## Source records
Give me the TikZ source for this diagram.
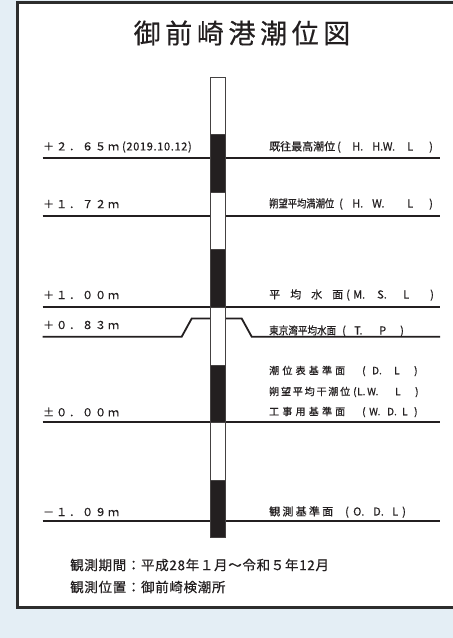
* * *
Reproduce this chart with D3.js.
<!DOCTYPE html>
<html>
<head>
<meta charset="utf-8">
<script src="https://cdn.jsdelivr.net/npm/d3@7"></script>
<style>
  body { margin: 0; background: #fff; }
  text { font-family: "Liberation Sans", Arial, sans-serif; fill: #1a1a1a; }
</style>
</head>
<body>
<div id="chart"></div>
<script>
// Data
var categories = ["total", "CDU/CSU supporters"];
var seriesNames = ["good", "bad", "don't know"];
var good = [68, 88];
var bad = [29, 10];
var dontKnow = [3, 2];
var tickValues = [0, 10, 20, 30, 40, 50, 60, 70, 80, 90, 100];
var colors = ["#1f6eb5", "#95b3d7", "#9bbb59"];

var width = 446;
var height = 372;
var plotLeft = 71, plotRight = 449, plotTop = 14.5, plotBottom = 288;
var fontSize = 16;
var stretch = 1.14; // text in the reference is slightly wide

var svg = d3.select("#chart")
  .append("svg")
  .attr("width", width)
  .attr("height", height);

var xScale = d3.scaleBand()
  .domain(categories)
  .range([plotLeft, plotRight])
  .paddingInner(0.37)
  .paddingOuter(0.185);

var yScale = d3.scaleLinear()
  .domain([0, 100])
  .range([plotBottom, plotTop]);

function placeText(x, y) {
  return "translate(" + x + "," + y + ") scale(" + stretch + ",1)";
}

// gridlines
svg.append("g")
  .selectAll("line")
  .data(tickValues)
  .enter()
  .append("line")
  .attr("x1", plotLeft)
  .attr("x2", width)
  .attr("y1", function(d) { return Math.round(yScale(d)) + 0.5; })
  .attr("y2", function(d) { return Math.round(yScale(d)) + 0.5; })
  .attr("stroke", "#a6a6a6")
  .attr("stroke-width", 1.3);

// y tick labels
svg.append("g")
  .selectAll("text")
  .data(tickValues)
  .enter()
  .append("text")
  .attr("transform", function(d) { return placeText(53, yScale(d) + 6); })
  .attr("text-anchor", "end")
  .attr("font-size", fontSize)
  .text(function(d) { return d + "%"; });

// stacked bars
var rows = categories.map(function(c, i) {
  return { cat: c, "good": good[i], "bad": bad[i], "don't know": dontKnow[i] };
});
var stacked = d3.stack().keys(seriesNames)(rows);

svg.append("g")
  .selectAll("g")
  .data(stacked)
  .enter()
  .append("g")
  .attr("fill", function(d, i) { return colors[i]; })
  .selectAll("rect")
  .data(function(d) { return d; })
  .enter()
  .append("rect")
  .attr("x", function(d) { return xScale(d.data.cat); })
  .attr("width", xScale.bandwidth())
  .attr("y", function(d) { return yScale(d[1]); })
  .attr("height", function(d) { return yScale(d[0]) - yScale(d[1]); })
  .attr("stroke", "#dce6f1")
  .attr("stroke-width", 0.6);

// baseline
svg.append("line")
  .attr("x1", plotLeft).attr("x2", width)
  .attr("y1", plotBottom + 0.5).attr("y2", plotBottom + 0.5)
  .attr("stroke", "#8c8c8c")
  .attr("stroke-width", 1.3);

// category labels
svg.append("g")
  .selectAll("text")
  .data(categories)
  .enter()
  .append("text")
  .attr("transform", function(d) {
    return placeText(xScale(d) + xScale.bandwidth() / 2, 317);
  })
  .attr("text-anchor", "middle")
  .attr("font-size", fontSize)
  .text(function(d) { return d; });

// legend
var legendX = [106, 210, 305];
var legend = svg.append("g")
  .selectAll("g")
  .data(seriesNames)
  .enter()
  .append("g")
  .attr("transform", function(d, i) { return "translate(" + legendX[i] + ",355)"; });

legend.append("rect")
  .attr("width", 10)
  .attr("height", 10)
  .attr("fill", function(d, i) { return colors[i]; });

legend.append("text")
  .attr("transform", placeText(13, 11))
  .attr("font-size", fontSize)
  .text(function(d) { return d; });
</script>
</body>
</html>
...
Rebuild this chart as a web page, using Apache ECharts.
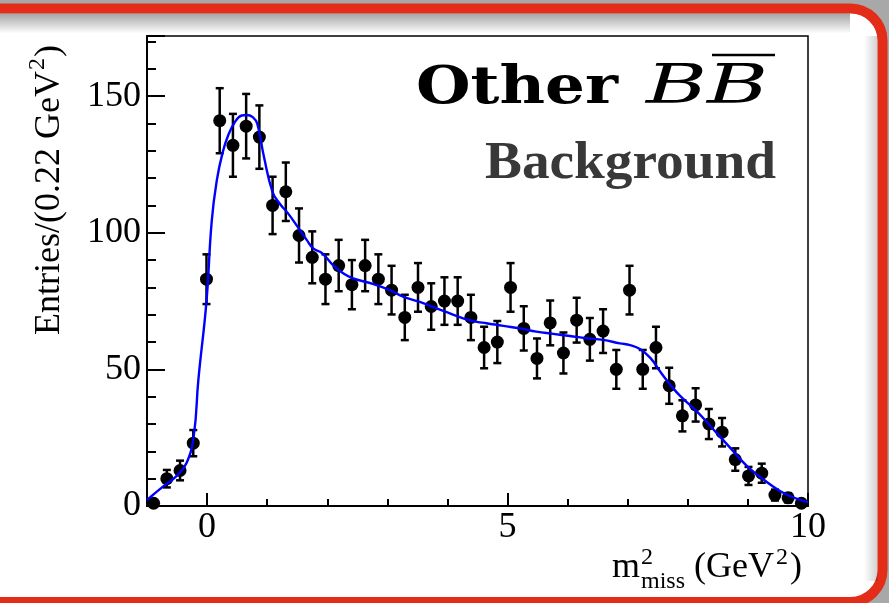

## What to produce
Take the lines from the line with "Reproduce this chart with D3.js." through the line with "var stretch = 1.14;", both ends included, and give them again exactly, with nothing else.

## Written answer
Reproduce this chart with D3.js.
<!DOCTYPE html>
<html>
<head>
<meta charset="utf-8">
<script src="https://cdn.jsdelivr.net/npm/d3@7"></script>
<style>
  body { margin: 0; background: #fff; }
  text { font-family: "Liberation Sans", Arial, sans-serif; fill: #1a1a1a; }
</style>
</head>
<body>
<div id="chart"></div>
<script>
// Data
var categories = ["total", "CDU/CSU supporters"];
var seriesNames = ["good", "bad", "don't know"];
var good = [68, 88];
var bad = [29, 10];
var dontKnow = [3, 2];
var tickValues = [0, 10, 20, 30, 40, 50, 60, 70, 80, 90, 100];
var colors = ["#1f6eb5", "#95b3d7", "#9bbb59"];

var width = 446;
var height = 372;
var plotLeft = 71, plotRight = 449, plotTop = 14.5, plotBottom = 288;
var fontSize = 16;
var stretch = 1.14; // text in the reference is slightly wide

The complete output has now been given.